§ **THE EXERCISE**: Return the lines below exactly, from the first line to the line that contains "plt.rcParams['font.family'] = ['Open". Leave out pictures.

────────────────

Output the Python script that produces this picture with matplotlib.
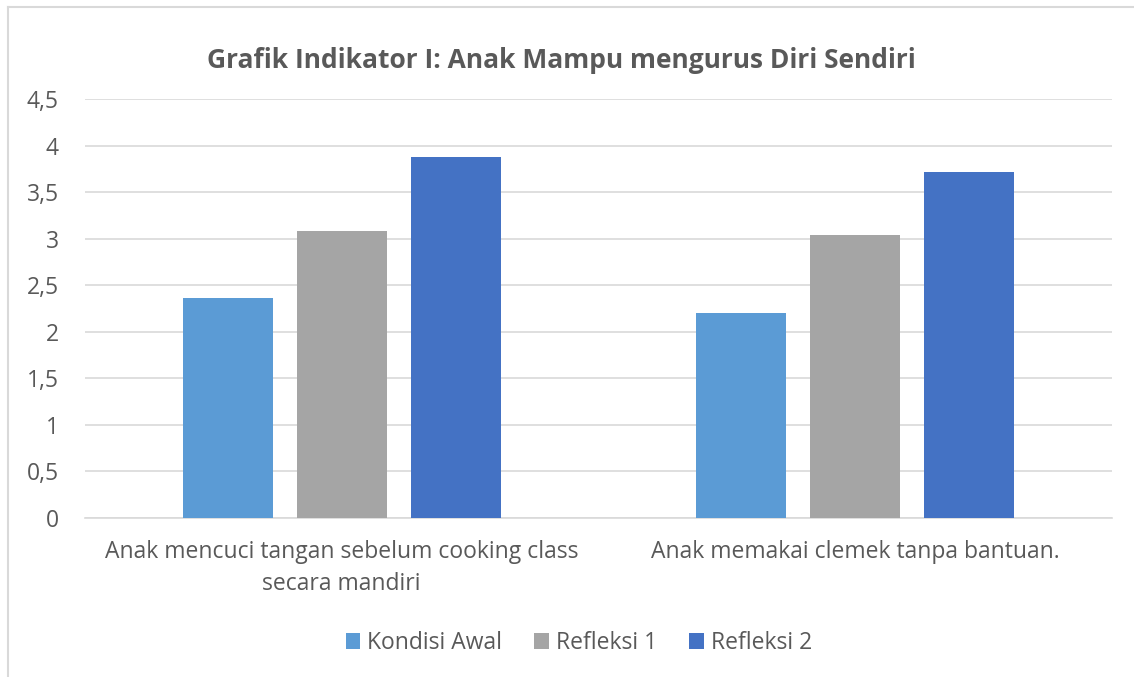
import matplotlib
matplotlib.use("Agg")
import matplotlib.pyplot as plt
from matplotlib.lines import Line2D
from matplotlib.patches import Patch
import numpy as np

categories = ["Anak mencuci tangan sebelum cooking class\nsecara mandiri",
              "Anak memakai clemek tanpa bantuan."]
series_names = ["Kondisi Awal", "Refleksi 1", "Refleksi 2"]
kondisi_awal = [2.36, 2.20]
refleksi_1 = [3.08, 3.04]
refleksi_2 = [3.88, 3.72]
yticks = [0, 0.5, 1, 1.5, 2, 2.5, 3, 3.5, 4, 4.5]
ytick_labels = ["0", "0,5", "1", "1,5", "2", "2,5", "3", "3,5", "4", "4,5"]
title = "Grafik Indikator I: Anak Mampu mengurus Diri Sendiri"

colors = ["#5B9BD5", "#A5A5A5", "#4472C4"]
text_color = "#595959"
grid_color = "#D9D9D9"

plt.rcParams['font.family'] = ['Open Sans', 'DejaVu Sans']

W, H = 1134, 677
fig = plt.figure(figsize=(W / 100, H / 100), dpi=100)
ax = fig.add_axes([85 / W, 1 - 518 / H, (1112 - 85) / W, (518 - 99) / H])

x = np.arange(len(categories))
bw = 0.175
step = 0.222
for i, (vals, name) in enumerate(zip([kondisi_awal, refleksi_1, refleksi_2], series_names)):
    ax.bar(x + (i - 1) * step, vals, width=bw, color=colors[i], label=name, zorder=3)

ax.set_xlim(-0.5, 1.5)
ax.set_ylim(0, 4.5)
ax.set_yticks(yticks)
ax.set_yticklabels(ytick_labels)
ax.set_xticks(x)
ax.set_xticklabels(categories, linespacing=1.45)
ax.tick_params(axis='both', length=0, labelsize=16.5, colors=text_color)
ax.tick_params(axis='x', pad=16)
ax.tick_params(axis='y', pad=19)
ax.grid(axis='y', color=grid_color, linewidth=1.2, zorder=0)
for s in ["top", "right", "left"]:
    ax.spines[s].set_visible(False)
ax.spines["bottom"].set_color(grid_color)
ax.spines["bottom"].set_linewidth(1.2)

fig.text(0.5 * (205 + 918) / W, 1 - 60 / H, title, ha='center', va='center',
         fontsize=19, fontweight='bold', color=text_color)

handles = [Patch(facecolor=c, edgecolor='none') for c in colors]
leg = fig.legend(handles, series_names, loc='center', bbox_to_anchor=(579 / W, 1 - 643 / H),
                 ncol=3, frameon=False, fontsize=16.5, handlelength=0.65, handleheight=0.65,
                 handletextpad=0.3, columnspacing=1.4)
for t in leg.get_texts():
    t.set_color(text_color)

fig.add_artist(Line2D([7.5 / W, 7.5 / W], [0, 1 - 6.5 / H], color=grid_color, linewidth=1.5,
                      transform=fig.transFigure))
fig.add_artist(Line2D([7.5 / W, 1], [1 - 6.5 / H, 1 - 6.5 / H], color=grid_color, linewidth=1.5,
                      transform=fig.transFigure))

fig.savefig("out.png", dpi=100, facecolor='white')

────────────────

§ **EXERCISE SOLUTION**:
Output the Python script that produces this picture with matplotlib.
import matplotlib
matplotlib.use("Agg")
import matplotlib.pyplot as plt
from matplotlib.lines import Line2D
from matplotlib.patches import Patch
import numpy as np

categories = ["Anak mencuci tangan sebelum cooking class\nsecara mandiri",
              "Anak memakai clemek tanpa bantuan."]
series_names = ["Kondisi Awal", "Refleksi 1", "Refleksi 2"]
kondisi_awal = [2.36, 2.20]
refleksi_1 = [3.08, 3.04]
refleksi_2 = [3.88, 3.72]
yticks = [0, 0.5, 1, 1.5, 2, 2.5, 3, 3.5, 4, 4.5]
ytick_labels = ["0", "0,5", "1", "1,5", "2", "2,5", "3", "3,5", "4", "4,5"]
title = "Grafik Indikator I: Anak Mampu mengurus Diri Sendiri"

colors = ["#5B9BD5", "#A5A5A5", "#4472C4"]
text_color = "#595959"
grid_color = "#D9D9D9"

plt.rcParams['font.family'] = ['Open Sans', 'DejaVu Sans']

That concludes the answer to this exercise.